Task to complete:
Output every line of the material exactly, omitting images.

Given data:
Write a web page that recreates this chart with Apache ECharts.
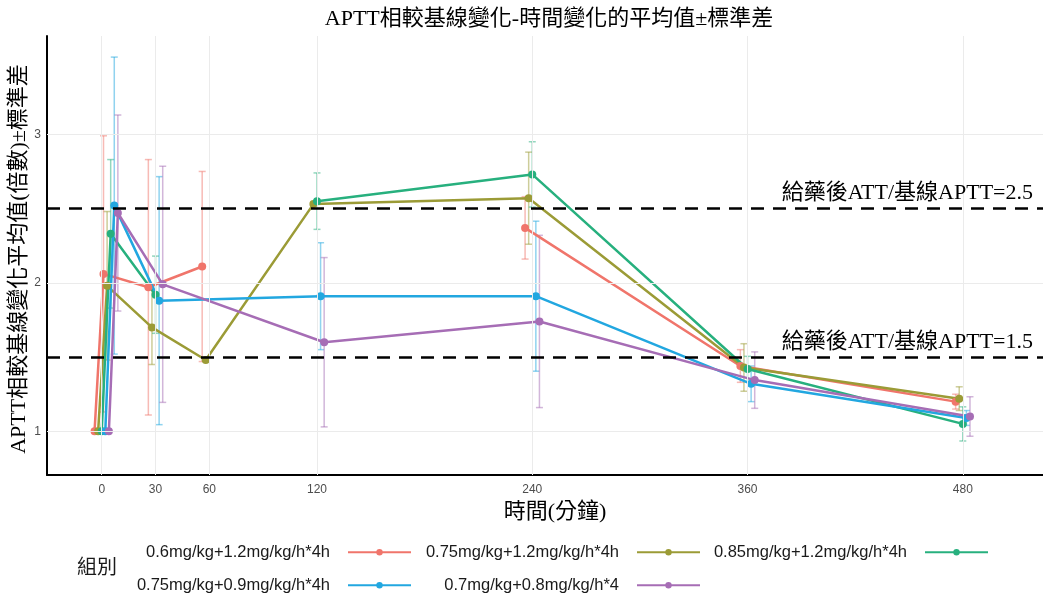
<!DOCTYPE html>
<html>
<head>
<meta charset="utf-8">
<script src="https://cdn.jsdelivr.net/npm/echarts@6/dist/echarts.min.js"></script>
<style>
html,body{margin:0;padding:0;background:#fff}
#main{width:1043px;height:594px}
</style>
</head>
<body>
<div id="main"></div>
<script>
// 時間點（分鐘）與刻度
var times = [0, 5, 30, 60, 120, 240, 360, 480];
var tickTimes = [0, 30, 60, 120, 240, 360, 480];
var yTicks = [1, 2, 3];
var refLevels = [2.5, 1.5];

// 組別
var groupNames = ['0.6mg/kg+1.2mg/kg/h*4h', '0.75mg/kg+1.2mg/kg/h*4h', '0.85mg/kg+1.2mg/kg/h*4h',
    '0.75mg/kg+0.9mg/kg/h*4h', '0.7mg/kg+0.8mg/kg/h*4'];
var groupColors = ['#F0756B', '#9B9B36', '#27B07E', '#22A7E0', '#A66DB5'];
var groupDodge = [-4, -2, 0, 2, 4];
var groupConnect = [false, false, false, true, true];

// 平均值 / 標準差 (null = 無資料)
var mean1 = [1, 2.06, 1.97, 2.11, null, 2.37, 1.44, 1.20];
var sd1   = [0, 0.93, 0.86, 0.64, null, 0.21, 0.11, 0.05];
var mean2 = [1, 1.98, 1.70, 1.48, 2.53, 2.57, 1.43, 1.22];
var sd2   = [0, 0.50, 0.25, 0, 0, 0.31, 0.16, 0.08];
var mean3 = [1, 2.33, 1.92, null, 2.55, 2.73, 1.42, 1.05];
var sd3   = [0, 0.50, 0.26, null, 0.19, 0.22, 0.085, 0.115];
var mean4 = [1, 2.52, 1.88, null, 1.91, 1.91, 1.32, 1.09];
var sd4   = [0, 1.00, 0.835, null, 0.36, 0.505, 0.12, 0.05];
var mean5 = [1, 2.47, 1.99, null, 1.60, 1.74, 1.345, 1.10];
var sd5   = [0, 0.66, 0.795, null, 0.57, 0.58, 0.19, 0.133];

var means = [mean1, mean2, mean3, mean4, mean5];
var sds = [sd1, sd2, sd3, sd4, sd5];

var serifFont = "'Liberation Serif', 'Noto Sans CJK TC', serif";
var sansFont = "'Liberation Sans', Arial, 'Noto Sans CJK TC', sans-serif";

// 誤差線
function renderErrorBar(params, api) {
    var x = api.value(0);
    var top = api.coord([x, api.value(2)]);
    var bot = api.coord([x, api.value(1)]);
    var w = 3.5;
    var style = {stroke: api.visual('color'), lineWidth: 1.5, opacity: 0.5};
    return {
        type: 'group',
        children: [
            {type: 'line', shape: {x1: top[0], y1: top[1], x2: bot[0], y2: bot[1]}, style: style},
            {type: 'line', shape: {x1: top[0] - w, y1: top[1], x2: top[0] + w, y2: top[1]}, style: style},
            {type: 'line', shape: {x1: bot[0] - w, y1: bot[1], x2: bot[0] + w, y2: bot[1]}, style: style}
        ]
    };
}

var series = [];

// 平均值折線
groupNames.forEach(function (name, g) {
    series.push({
        type: 'line', name: name, z: 2,
        connectNulls: groupConnect[g],
        symbol: 'circle', symbolSize: 8,
        lineStyle: {width: 2.5, color: groupColors[g]},
        itemStyle: {color: groupColors[g]},
        data: times.map(function (t, i) { return [t + groupDodge[g], means[g][i]]; })
    });
});

// 格線
var gridLines = [];
tickTimes.forEach(function (t) { gridLines.push({xAxis: t}); });
yTicks.forEach(function (v) { gridLines.push({yAxis: v}); });
series.push({
    type: 'line', data: [], z: 0, silent: true,
    markLine: {
        silent: true, symbol: 'none', label: {show: false},
        lineStyle: {color: '#ebebeb', width: 1, type: 'solid'},
        data: gridLines
    }
});

// 誤差線系列
groupNames.forEach(function (name, g) {
    var bars = [];
    times.forEach(function (t, i) {
        var m = means[g][i], s = sds[g][i];
        if (m != null && s) {
            bars.push([t + groupDodge[g], m - s, m + s]);
        }
    });
    series.push({
        type: 'custom', name: name + ' sd', z: 1, silent: true,
        itemStyle: {color: groupColors[g]},
        renderItem: renderErrorBar,
        data: bars
    });
});

// 參考線
series.push({
    type: 'line', data: [], z: 3, silent: true,
    markLine: {
        silent: true, symbol: 'none',
        lineStyle: {color: '#000', width: 2.5, type: [13, 9]},
        label: {
            position: 'insideEndTop', distance: [10, 4],
            fontFamily: serifFont, fontSize: 22, color: '#000',
            formatter: function (p) { return '給藥後ATT/基線APTT=' + p.value; }
        },
        data: refLevels.map(function (v) { return {yAxis: v}; })
    }
});

// 圖例
var legendPos = [[631, 544], [342, 544], [54, 544], [631, 577], [342, 577]];
var legends = groupNames.map(function (name, g) {
    return {
        data: [name], right: legendPos[g][0], top: legendPos[g][1],
        align: 'right', itemWidth: 63, itemHeight: 8, padding: 0,
        textStyle: {fontSize: 16.5, fontFamily: sansFont, color: '#1a1a1a', padding: [0, 13, 0, 0]}
    };
});

var chart = echarts.init(document.getElementById('main'));
var option = {
    animation: false,
    backgroundColor: '#fff',
    graphic: [{
        type: 'text', x: 549, y: 19,
        style: {
            text: 'APTT相較基線變化-時間變化的平均值±標準差', align: 'center', verticalAlign: 'middle',
            font: '22px ' + serifFont, fill: '#000'
        }
    }, {
        type: 'text', x: 19, y: 259, rotation: Math.PI / 2,
        style: {
            text: 'APTT相較基線變化平均值(倍數)±標準差', align: 'center', verticalAlign: 'middle',
            font: '22px ' + serifFont, fill: '#000'
        }
    }, {
        type: 'text', x: 77, y: 566,
        style: {
            text: '組別', align: 'left', verticalAlign: 'middle',
            font: "20px 'Noto Sans CJK TC', sans-serif", fill: '#1a1a1a'
        }
    }],
    legend: legends,
    grid: {left: 47, right: 0, top: 36, bottom: 119, containLabel: false, outerBoundsMode: 'none'},
    xAxis: {
        type: 'value', min: -30.5, max: 524.7,
        name: '時間(分鐘)', nameLocation: 'middle', nameGap: 24,
        nameTextStyle: {fontFamily: serifFont, fontSize: 22, color: '#000', padding: [0, 0, 0, 20]},
        axisLine: {show: true, onZero: false, lineStyle: {color: '#000', width: 2}},
        axisTick: {show: false},
        splitLine: {show: false},
        axisLabel: {customValues: tickTimes, color: '#4d4d4d', fontSize: 12, fontFamily: sansFont, margin: 9}
    },
    yAxis: {
        type: 'value', min: 0.706, max: 3.662,
        axisLine: {show: true, onZero: false, lineStyle: {color: '#000', width: 2}},
        axisTick: {show: false},
        splitLine: {show: false},
        axisLabel: {customValues: yTicks, color: '#4d4d4d', fontSize: 12, fontFamily: sansFont, margin: 6}
    },
    series: series
};
chart.setOption(option);
</script>
</body>
</html>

Solution:
Write a web page that recreates this chart with Apache ECharts.
<!DOCTYPE html>
<html>
<head>
<meta charset="utf-8">
<script src="https://cdn.jsdelivr.net/npm/echarts@6/dist/echarts.min.js"></script>
<style>
html,body{margin:0;padding:0;background:#fff}
#main{width:1043px;height:594px}
</style>
</head>
<body>
<div id="main"></div>
<script>
// 時間點（分鐘）與刻度
var times = [0, 5, 30, 60, 120, 240, 360, 480];
var tickTimes = [0, 30, 60, 120, 240, 360, 480];
var yTicks = [1, 2, 3];
var refLevels = [2.5, 1.5];

// 組別
var groupNames = ['0.6mg/kg+1.2mg/kg/h*4h', '0.75mg/kg+1.2mg/kg/h*4h', '0.85mg/kg+1.2mg/kg/h*4h',
    '0.75mg/kg+0.9mg/kg/h*4h', '0.7mg/kg+0.8mg/kg/h*4'];
var groupColors = ['#F0756B', '#9B9B36', '#27B07E', '#22A7E0', '#A66DB5'];
var groupDodge = [-4, -2, 0, 2, 4];
var groupConnect = [false, false, false, true, true];

// 平均值 / 標準差 (null = 無資料)
var mean1 = [1, 2.06, 1.97, 2.11, null, 2.37, 1.44, 1.20];
var sd1   = [0, 0.93, 0.86, 0.64, null, 0.21, 0.11, 0.05];
var mean2 = [1, 1.98, 1.70, 1.48, 2.53, 2.57, 1.43, 1.22];
var sd2   = [0, 0.50, 0.25, 0, 0, 0.31, 0.16, 0.08];
var mean3 = [1, 2.33, 1.92, null, 2.55, 2.73, 1.42, 1.05];
var sd3   = [0, 0.50, 0.26, null, 0.19, 0.22, 0.085, 0.115];
var mean4 = [1, 2.52, 1.88, null, 1.91, 1.91, 1.32, 1.09];
var sd4   = [0, 1.00, 0.835, null, 0.36, 0.505, 0.12, 0.05];
var mean5 = [1, 2.47, 1.99, null, 1.60, 1.74, 1.345, 1.10];
var sd5   = [0, 0.66, 0.795, null, 0.57, 0.58, 0.19, 0.133];

var means = [mean1, mean2, mean3, mean4, mean5];
var sds = [sd1, sd2, sd3, sd4, sd5];

var serifFont = "'Liberation Serif', 'Noto Sans CJK TC', serif";
var sansFont = "'Liberation Sans', Arial, 'Noto Sans CJK TC', sans-serif";

// 誤差線
function renderErrorBar(params, api) {
    var x = api.value(0);
    var top = api.coord([x, api.value(2)]);
    var bot = api.coord([x, api.value(1)]);
    var w = 3.5;
    var style = {stroke: api.visual('color'), lineWidth: 1.5, opacity: 0.5};
    return {
        type: 'group',
        children: [
            {type: 'line', shape: {x1: top[0], y1: top[1], x2: bot[0], y2: bot[1]}, style: style},
            {type: 'line', shape: {x1: top[0] - w, y1: top[1], x2: top[0] + w, y2: top[1]}, style: style},
            {type: 'line', shape: {x1: bot[0] - w, y1: bot[1], x2: bot[0] + w, y2: bot[1]}, style: style}
        ]
    };
}

var series = [];

// 平均值折線
groupNames.forEach(function (name, g) {
    series.push({
        type: 'line', name: name, z: 2,
        connectNulls: groupConnect[g],
        symbol: 'circle', symbolSize: 8,
        lineStyle: {width: 2.5, color: groupColors[g]},
        itemStyle: {color: groupColors[g]},
        data: times.map(function (t, i) { return [t + groupDodge[g], means[g][i]]; })
    });
});

// 格線
var gridLines = [];
tickTimes.forEach(function (t) { gridLines.push({xAxis: t}); });
yTicks.forEach(function (v) { gridLines.push({yAxis: v}); });
series.push({
    type: 'line', data: [], z: 0, silent: true,
    markLine: {
        silent: true, symbol: 'none', label: {show: false},
        lineStyle: {color: '#ebebeb', width: 1, type: 'solid'},
        data: gridLines
    }
});

// 誤差線系列
groupNames.forEach(function (name, g) {
    var bars = [];
    times.forEach(function (t, i) {
        var m = means[g][i], s = sds[g][i];
        if (m != null && s) {
            bars.push([t + groupDodge[g], m - s, m + s]);
        }
    });
    series.push({
        type: 'custom', name: name + ' sd', z: 1, silent: true,
        itemStyle: {color: groupColors[g]},
        renderItem: renderErrorBar,
        data: bars
    });
});

// 參考線
series.push({
    type: 'line', data: [], z: 3, silent: true,
    markLine: {
        silent: true, symbol: 'none',
        lineStyle: {color: '#000', width: 2.5, type: [13, 9]},
        label: {
            position: 'insideEndTop', distance: [10, 4],
            fontFamily: serifFont, fontSize: 22, color: '#000',
            formatter: function (p) { return '給藥後ATT/基線APTT=' + p.value; }
        },
        data: refLevels.map(function (v) { return {yAxis: v}; })
    }
});

// 圖例
var legendPos = [[631, 544], [342, 544], [54, 544], [631, 577], [342, 577]];
var legends = groupNames.map(function (name, g) {
    return {
        data: [name], right: legendPos[g][0], top: legendPos[g][1],
        align: 'right', itemWidth: 63, itemHeight: 8, padding: 0,
        textStyle: {fontSize: 16.5, fontFamily: sansFont, color: '#1a1a1a', padding: [0, 13, 0, 0]}
    };
});

var chart = echarts.init(document.getElementById('main'));
var option = {
    animation: false,
    backgroundColor: '#fff',
    graphic: [{
        type: 'text', x: 549, y: 19,
        style: {
            text: 'APTT相較基線變化-時間變化的平均值±標準差', align: 'center', verticalAlign: 'middle',
            font: '22px ' + serifFont, fill: '#000'
        }
    }, {
        type: 'text', x: 19, y: 259, rotation: Math.PI / 2,
        style: {
            text: 'APTT相較基線變化平均值(倍數)±標準差', align: 'center', verticalAlign: 'middle',
            font: '22px ' + serifFont, fill: '#000'
        }
    }, {
        type: 'text', x: 77, y: 566,
        style: {
            text: '組別', align: 'left', verticalAlign: 'middle',
            font: "20px 'Noto Sans CJK TC', sans-serif", fill: '#1a1a1a'
        }
    }],
    legend: legends,
    grid: {left: 47, right: 0, top: 36, bottom: 119, containLabel: false, outerBoundsMode: 'none'},
    xAxis: {
        type: 'value', min: -30.5, max: 524.7,
        name: '時間(分鐘)', nameLocation: 'middle', nameGap: 24,
        nameTextStyle: {fontFamily: serifFont, fontSize: 22, color: '#000', padding: [0, 0, 0, 20]},
        axisLine: {show: true, onZero: false, lineStyle: {color: '#000', width: 2}},
        axisTick: {show: false},
        splitLine: {show: false},
        axisLabel: {customValues: tickTimes, color: '#4d4d4d', fontSize: 12, fontFamily: sansFont, margin: 9}
    },
    yAxis: {
        type: 'value', min: 0.706, max: 3.662,
        axisLine: {show: true, onZero: false, lineStyle: {color: '#000', width: 2}},
        axisTick: {show: false},
        splitLine: {show: false},
        axisLabel: {customValues: yTicks, color: '#4d4d4d', fontSize: 12, fontFamily: sansFont, margin: 6}
    },
    series: series
};
chart.setOption(option);
</script>
</body>
</html>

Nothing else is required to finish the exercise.